# Engine Heat Input Vs Torque Vs Power

1. Dec 5, 2012

### Peter.B

Hi all,

I am trying to compare the heat input into an engine with useful work out. I have taken a measurement for Torque, and have calculated heat input per cylinder based on combustion calculations i.e throttle % x cal value of fuel x fuel mass.

I am happy with the heat input calculation per cylinder, but am having difficulty establishing how overall work done and heat input per cylinder align.

* 3000 RPM
* Torque = 27.7
* Revs /Sec = 50

Work Done

Power = (Torque*((2*3.14)*Revs))

=(27.7*((2*3.14)*50))

= 8698 Watts

However when I compare this to the heat input, the heat input is much lower?

Heat input per cylinder per 2 cycle (i.e 2 revolutions of crank) = 237 Joules (I am 99% confident that this value is correct).

Heat input Power = (236 x 50 ) / 2 (Divide by 2 because heat input every 2 revs)

= 5926 Watts ??

The question I have is... Should I be taking into account the heat input to all cylinders? or is there some other fundamental thing which I am missing?

If anyone could point me in the right direction it would be much appreciated.

Thanks,

Peter

2. Dec 5, 2012

### SteamKing

Staff Emeritus
Yes, both cylinders produce the torque output of the engine.

3. Dec 5, 2012

### Peter.B

Thanks very much for the response Steam King.
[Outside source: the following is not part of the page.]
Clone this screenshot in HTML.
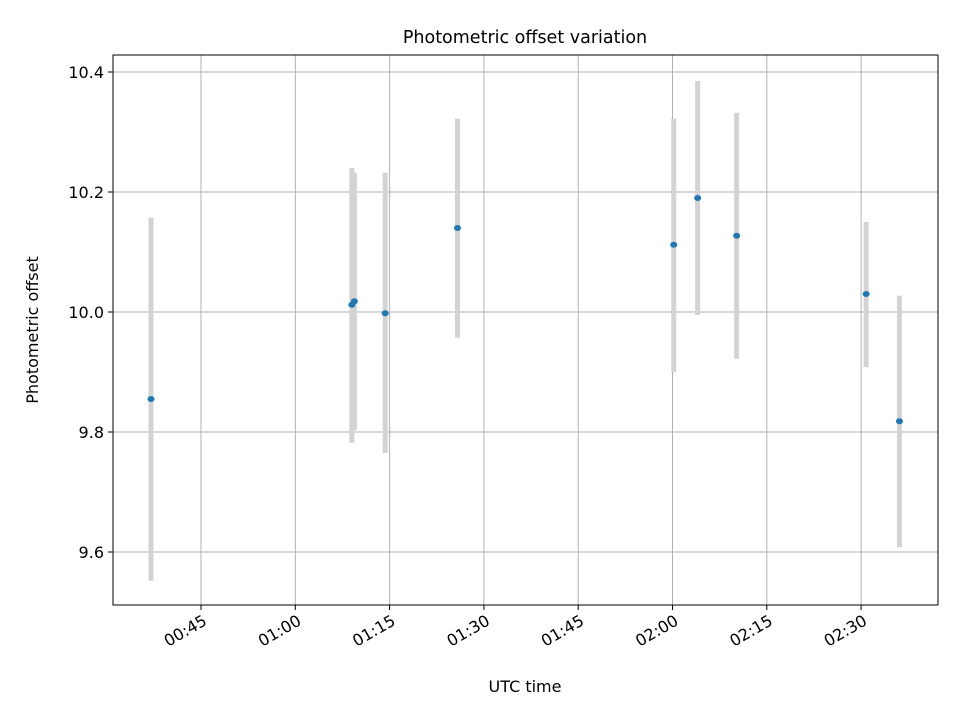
<!DOCTYPE html>
<html><head><meta charset="utf-8"><style>
body{margin:0;background:#fff;font-family:"DejaVu Sans","Liberation Sans",sans-serif}
svg text{font-family:"DejaVu Sans","Liberation Sans",sans-serif}
</style></head><body>
<svg id="chart" width="960" height="720" xmlns="http://www.w3.org/2000/svg">
<rect width="960" height="720" fill="#fff"/>
<g id="grid"></g><g id="marks"></g><g id="axes"></g>
<text x="525" y="43" text-anchor="middle" style="font-size:17.5px">Photometric offset variation</text>
<text x="525" y="692" text-anchor="middle" style="font-size:16px">UTC time</text>
<text transform="translate(38,330) rotate(-90)" text-anchor="middle" style="font-size:16px">Photometric offset</text>
</svg>
<script>
const times=[37.05,69.0,69.4,74.3,85.8,120.2,124.0,130.2,150.8,156.1];
const values=[9.855,10.012,10.018,9.998,10.14,10.112,10.19,10.127,10.03,9.818];
const errLow=[9.552,9.782,9.803,9.765,9.957,9.900,9.995,9.922,9.908,9.608];
const errHigh=[10.157,10.240,10.232,10.232,10.322,10.322,10.385,10.332,10.150,10.027];
const xTicks=[45,60,75,90,105,120,135,150];
const xTickLabels=["00:45","01:00","01:15","01:30","01:45","02:00","02:15","02:30"];
const yTicks=[9.6,9.8,10.0,10.2,10.4];
const yTickLabels=["9.6","9.8","10.0","10.2","10.4"];
const L=113,R=938,T=55,B=605;
const xs=m=>201+(m-45)*(94.3/15);
const ys=v=>312-(v-10)*600;
const NS="http://www.w3.org/2000/svg";
function mk(p,tag,a){const e=document.createElementNS(NS,tag);for(const k in a)e.setAttribute(k,a[k]);p.appendChild(e);return e;}
const grid=document.getElementById('grid'),marks=document.getElementById('marks'),axes=document.getElementById('axes');
xTicks.forEach((t,i)=>{const x=xs(t);
 const g=mk(grid,'line',{x1:x,x2:x,y1:T,y2:B,stroke:'#b0b0b0','stroke-width':1});
 
 
 mk(axes,'line',{x1:x,x2:x,y1:B,y2:B+5,stroke:'#000'});
 const tx=mk(axes,'text',{x:x+3,y:B+20,'text-anchor':'end',style:'font-size:16px',transform:`rotate(-30 ${x+3} ${B+12})`});
 tx.textContent=xTickLabels[i];
 
 
});
yTicks.forEach((t,i)=>{const y=ys(t);
 const g=mk(grid,'line',{x1:L,x2:R,y1:y,y2:y,stroke:'#b0b0b0','stroke-width':1});
 
 
 mk(axes,'line',{x1:L-5,x2:L,y1:y,y2:y,stroke:'#000'});
 const tx=mk(axes,'text',{x:L-9,y:y+6,'text-anchor':'end',style:'font-size:16px'});
 tx.textContent=yTickLabels[i];
 
 
});
const frame=mk(axes,'rect',{x:L,y:T,width:R-L,height:B-T,fill:'none',stroke:'#000','stroke-width':1});


times.forEach((t,i)=>{const x=xs(t);
 const eb=mk(marks,'line',{x1:x,x2:x,y1:ys(errLow[i]),y2:ys(errHigh[i]),stroke:'#d3d3d3','stroke-width':5});
 
 
});
times.forEach((t,i)=>{
 const c=mk(marks,'ellipse',{cx:xs(t),cy:ys(values[i]),rx:3.5,ry:3,fill:'#1f77b4'});
 
 
});
</script>
</body></html>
So the value I currently have of 5925 joules heat input, should I multiply this by 2 or 4. (It is a 4 stroke engine).

Multiply by 2 = 73% efficiency

Multiply by 4 = 36% efficiency

If you could confirm that would be great.

Thanks again.

4. Dec 5, 2012

### rcgldr

What are basing heat input per cylinder? Is this an internal combustion engine or some other type of engine? If it's an internal combustion engine, then energy input is the chemical potential energy of the average amount of fuel consumed per revolution (and at 50 revs / second at the throttle setting you're using).

5. Dec 5, 2012

### Peter.B

Thank you rcgldr.

Yes it's an internal combustion engine.

I am basing the heat input per cylinder on the amount of fuel which is used in 1 full cycle (i.e 2 revoltions on the crank angle encoder).
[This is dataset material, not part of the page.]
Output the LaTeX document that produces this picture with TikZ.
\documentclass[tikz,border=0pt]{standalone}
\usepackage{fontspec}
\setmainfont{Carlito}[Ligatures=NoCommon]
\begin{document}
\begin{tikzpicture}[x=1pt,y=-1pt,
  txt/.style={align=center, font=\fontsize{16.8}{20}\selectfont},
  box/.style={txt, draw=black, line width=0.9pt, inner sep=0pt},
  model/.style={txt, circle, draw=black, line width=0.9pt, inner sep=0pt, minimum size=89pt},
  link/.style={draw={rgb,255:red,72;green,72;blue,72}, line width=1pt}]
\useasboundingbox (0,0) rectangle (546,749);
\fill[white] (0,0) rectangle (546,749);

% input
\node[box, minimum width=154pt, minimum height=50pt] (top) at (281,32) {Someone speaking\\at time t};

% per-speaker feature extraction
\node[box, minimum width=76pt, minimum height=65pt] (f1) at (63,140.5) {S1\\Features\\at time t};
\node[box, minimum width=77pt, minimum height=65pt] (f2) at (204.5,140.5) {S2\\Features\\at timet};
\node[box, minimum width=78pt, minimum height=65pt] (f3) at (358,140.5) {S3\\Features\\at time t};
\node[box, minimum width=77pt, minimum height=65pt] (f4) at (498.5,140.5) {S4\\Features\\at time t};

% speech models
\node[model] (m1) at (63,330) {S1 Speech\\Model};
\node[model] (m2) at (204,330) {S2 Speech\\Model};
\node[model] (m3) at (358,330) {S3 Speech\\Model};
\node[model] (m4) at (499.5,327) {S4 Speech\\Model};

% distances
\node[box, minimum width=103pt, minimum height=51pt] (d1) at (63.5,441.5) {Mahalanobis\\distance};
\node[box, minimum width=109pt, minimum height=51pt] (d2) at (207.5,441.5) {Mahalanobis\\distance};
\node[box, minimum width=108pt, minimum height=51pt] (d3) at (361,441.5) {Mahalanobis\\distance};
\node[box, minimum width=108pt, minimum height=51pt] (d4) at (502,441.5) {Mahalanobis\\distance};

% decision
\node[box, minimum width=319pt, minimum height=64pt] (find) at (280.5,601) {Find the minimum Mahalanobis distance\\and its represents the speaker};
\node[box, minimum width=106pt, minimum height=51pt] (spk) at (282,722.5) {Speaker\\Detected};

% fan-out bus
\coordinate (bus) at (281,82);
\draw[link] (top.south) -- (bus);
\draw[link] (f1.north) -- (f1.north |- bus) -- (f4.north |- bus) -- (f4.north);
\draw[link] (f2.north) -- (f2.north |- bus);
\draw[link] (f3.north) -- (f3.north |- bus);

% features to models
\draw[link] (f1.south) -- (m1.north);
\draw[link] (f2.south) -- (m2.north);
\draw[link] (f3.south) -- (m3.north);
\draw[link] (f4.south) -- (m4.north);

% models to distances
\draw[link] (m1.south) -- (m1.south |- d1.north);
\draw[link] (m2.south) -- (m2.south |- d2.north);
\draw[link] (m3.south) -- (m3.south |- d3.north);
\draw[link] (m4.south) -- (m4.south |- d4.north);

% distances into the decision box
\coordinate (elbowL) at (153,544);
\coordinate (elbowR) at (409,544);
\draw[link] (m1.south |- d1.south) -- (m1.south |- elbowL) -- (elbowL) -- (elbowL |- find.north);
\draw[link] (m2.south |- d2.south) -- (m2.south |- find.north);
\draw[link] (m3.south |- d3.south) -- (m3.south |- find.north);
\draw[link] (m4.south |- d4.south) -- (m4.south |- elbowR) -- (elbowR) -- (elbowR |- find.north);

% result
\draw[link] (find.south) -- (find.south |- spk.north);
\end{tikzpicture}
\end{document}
I believe you have answered my question.

I believe it is (237 x 2 cylinders) x 50 rev/s

To give 23,700 Watts Heat Input Vs 8698 Watts of work out

= 37% efficient.

It's now making sense, thank you very much for your assistance! (Although if my logic is still incorrect, please let me know).

6. Dec 5, 2012

### rcgldr

Why "x 2 cylinders"? A 4 stroke engine only draws in fuel once every 2 revolutions. Are you basing this on fuel / air mixture and then the displacement per cylinder (cylinders don't get completely "filled"). Is there some way you can determine fuel flow in terms of volume (or mass) per unit of time at some specific rpm?

7. Dec 6, 2012

### Peter.B

Yes but as you have suggested, I am now calculating the average fuel input over all cylinders per second. I have checked with my lecturer, and the figures I have are correct.

I am calculating fuel input based on working cylinder volume, throttle %, air /fuel ratio, subsequent air / fuel mass and the calorific value of the fuel.

I am now happy with everything, and the figure of 37% efficiency is in line with what would be expected from a typical otto cycle.

Thank you

8. Dec 6, 2012

### rcgldr

I was just wondering about the "x 2 cylinders", when previously the math was per single cylinder.

I'm also wondering what type of load you had on the engine in order to measure the output power.